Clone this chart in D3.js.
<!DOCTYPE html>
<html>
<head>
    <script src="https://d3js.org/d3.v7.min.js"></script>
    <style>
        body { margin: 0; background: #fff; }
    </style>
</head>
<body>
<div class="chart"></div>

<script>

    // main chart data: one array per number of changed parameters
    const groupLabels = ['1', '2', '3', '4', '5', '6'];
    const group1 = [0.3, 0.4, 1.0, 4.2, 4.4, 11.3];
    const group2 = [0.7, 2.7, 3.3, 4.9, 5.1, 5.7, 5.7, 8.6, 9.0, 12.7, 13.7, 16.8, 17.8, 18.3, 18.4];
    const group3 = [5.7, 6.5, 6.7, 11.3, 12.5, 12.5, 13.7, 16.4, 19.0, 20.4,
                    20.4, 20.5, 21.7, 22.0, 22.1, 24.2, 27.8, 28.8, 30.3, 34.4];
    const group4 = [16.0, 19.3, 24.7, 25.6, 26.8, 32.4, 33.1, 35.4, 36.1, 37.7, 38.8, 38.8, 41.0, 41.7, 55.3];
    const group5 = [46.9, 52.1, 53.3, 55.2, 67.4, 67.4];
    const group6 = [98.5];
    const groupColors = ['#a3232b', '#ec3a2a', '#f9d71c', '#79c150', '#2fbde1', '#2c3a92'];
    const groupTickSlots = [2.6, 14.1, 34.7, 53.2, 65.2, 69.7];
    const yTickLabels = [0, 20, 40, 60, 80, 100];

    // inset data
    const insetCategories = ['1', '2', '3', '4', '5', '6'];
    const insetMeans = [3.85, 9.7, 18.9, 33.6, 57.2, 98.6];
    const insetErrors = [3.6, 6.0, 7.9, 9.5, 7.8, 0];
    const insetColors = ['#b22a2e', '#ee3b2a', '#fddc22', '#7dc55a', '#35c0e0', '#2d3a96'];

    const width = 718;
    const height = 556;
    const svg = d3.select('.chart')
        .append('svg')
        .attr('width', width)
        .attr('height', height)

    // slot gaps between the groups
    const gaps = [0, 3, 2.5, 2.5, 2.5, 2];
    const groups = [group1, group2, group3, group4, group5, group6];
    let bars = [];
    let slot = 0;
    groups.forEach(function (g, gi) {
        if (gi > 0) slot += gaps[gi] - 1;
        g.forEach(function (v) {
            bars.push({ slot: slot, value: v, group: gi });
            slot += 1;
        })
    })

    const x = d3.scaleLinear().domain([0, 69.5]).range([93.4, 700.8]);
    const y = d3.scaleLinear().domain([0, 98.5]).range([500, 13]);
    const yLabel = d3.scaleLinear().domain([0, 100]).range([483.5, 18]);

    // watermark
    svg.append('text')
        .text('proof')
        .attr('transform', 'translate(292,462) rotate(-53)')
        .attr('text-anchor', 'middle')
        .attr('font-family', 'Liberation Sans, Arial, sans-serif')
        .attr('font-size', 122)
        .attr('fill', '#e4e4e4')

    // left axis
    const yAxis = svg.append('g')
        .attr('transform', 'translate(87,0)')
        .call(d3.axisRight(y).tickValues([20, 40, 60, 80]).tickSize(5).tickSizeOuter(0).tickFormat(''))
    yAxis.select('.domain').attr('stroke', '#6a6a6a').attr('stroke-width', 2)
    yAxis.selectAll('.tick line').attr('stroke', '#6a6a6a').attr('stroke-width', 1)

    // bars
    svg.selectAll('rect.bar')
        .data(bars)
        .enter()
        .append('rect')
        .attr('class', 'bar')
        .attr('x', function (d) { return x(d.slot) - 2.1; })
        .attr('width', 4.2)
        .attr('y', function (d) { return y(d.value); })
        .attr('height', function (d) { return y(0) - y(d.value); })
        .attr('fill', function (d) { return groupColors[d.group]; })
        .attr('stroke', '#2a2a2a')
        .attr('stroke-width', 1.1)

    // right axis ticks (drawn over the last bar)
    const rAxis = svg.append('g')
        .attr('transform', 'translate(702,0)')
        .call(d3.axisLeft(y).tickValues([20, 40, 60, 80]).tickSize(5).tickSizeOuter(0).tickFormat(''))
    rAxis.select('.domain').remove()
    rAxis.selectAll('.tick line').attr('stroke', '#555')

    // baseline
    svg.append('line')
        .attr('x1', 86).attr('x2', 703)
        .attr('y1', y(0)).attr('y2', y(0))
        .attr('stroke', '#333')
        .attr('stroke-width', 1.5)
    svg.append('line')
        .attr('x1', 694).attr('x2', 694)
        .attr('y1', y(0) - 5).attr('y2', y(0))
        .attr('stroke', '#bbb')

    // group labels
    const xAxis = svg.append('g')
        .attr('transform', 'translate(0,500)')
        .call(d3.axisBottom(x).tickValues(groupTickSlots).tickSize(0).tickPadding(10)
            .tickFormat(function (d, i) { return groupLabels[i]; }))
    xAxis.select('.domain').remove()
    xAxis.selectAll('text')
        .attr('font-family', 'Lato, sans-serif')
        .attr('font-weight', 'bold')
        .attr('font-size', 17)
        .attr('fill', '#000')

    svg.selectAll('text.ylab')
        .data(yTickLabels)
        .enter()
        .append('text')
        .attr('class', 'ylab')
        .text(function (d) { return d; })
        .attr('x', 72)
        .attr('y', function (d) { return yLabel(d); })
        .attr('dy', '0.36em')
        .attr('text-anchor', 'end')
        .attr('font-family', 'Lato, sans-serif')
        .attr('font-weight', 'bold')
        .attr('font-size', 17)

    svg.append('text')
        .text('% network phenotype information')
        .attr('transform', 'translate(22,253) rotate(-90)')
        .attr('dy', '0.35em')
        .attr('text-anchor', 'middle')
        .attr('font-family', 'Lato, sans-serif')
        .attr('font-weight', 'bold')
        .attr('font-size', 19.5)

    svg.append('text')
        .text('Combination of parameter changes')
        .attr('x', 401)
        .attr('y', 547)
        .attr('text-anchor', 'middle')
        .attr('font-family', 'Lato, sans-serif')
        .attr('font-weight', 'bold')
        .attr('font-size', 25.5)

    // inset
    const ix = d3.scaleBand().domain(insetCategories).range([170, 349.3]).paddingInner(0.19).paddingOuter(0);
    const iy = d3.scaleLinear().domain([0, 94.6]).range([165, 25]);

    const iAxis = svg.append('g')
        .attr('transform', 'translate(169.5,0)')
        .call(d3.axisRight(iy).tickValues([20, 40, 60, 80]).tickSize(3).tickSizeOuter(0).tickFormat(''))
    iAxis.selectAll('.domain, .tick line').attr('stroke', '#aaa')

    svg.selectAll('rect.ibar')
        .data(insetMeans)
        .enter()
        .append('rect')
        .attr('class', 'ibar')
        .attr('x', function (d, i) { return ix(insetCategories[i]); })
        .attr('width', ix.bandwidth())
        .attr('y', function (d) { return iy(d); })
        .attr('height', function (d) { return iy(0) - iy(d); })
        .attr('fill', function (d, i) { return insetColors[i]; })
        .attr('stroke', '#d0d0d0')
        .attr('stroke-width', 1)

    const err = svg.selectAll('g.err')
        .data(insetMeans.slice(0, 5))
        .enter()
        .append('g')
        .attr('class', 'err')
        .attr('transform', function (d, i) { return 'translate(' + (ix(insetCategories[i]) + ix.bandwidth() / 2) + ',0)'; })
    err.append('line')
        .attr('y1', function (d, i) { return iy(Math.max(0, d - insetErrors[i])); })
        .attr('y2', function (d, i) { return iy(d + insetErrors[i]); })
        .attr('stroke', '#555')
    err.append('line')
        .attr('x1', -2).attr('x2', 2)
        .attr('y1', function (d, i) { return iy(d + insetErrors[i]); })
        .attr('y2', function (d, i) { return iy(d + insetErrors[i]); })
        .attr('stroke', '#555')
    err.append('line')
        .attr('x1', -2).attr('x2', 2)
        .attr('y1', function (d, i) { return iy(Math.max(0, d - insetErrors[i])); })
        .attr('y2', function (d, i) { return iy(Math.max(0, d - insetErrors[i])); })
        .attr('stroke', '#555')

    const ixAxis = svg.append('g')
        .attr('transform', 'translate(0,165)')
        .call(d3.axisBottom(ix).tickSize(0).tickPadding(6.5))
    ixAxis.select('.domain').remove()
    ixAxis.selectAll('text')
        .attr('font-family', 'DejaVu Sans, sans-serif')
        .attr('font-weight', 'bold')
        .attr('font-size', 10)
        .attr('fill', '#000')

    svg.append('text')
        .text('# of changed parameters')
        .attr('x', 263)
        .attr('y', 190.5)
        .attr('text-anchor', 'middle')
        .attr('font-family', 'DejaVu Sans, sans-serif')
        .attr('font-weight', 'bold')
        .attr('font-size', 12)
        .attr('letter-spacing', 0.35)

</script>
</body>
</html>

What the task asks -> Lines from the start of the material above through the line containing "const yTickLabels = [0, 20, 40, 60, 80, 100];" are to be duplicated exactly, and only those.

Exercise answer ->
Clone this chart in D3.js.
<!DOCTYPE html>
<html>
<head>
    <script src="https://d3js.org/d3.v7.min.js"></script>
    <style>
        body { margin: 0; background: #fff; }
    </style>
</head>
<body>
<div class="chart"></div>

<script>

    // main chart data: one array per number of changed parameters
    const groupLabels = ['1', '2', '3', '4', '5', '6'];
    const group1 = [0.3, 0.4, 1.0, 4.2, 4.4, 11.3];
    const group2 = [0.7, 2.7, 3.3, 4.9, 5.1, 5.7, 5.7, 8.6, 9.0, 12.7, 13.7, 16.8, 17.8, 18.3, 18.4];
    const group3 = [5.7, 6.5, 6.7, 11.3, 12.5, 12.5, 13.7, 16.4, 19.0, 20.4,
                    20.4, 20.5, 21.7, 22.0, 22.1, 24.2, 27.8, 28.8, 30.3, 34.4];
    const group4 = [16.0, 19.3, 24.7, 25.6, 26.8, 32.4, 33.1, 35.4, 36.1, 37.7, 38.8, 38.8, 41.0, 41.7, 55.3];
    const group5 = [46.9, 52.1, 53.3, 55.2, 67.4, 67.4];
    const group6 = [98.5];
    const groupColors = ['#a3232b', '#ec3a2a', '#f9d71c', '#79c150', '#2fbde1', '#2c3a92'];
    const groupTickSlots = [2.6, 14.1, 34.7, 53.2, 65.2, 69.7];
    const yTickLabels = [0, 20, 40, 60, 80, 100];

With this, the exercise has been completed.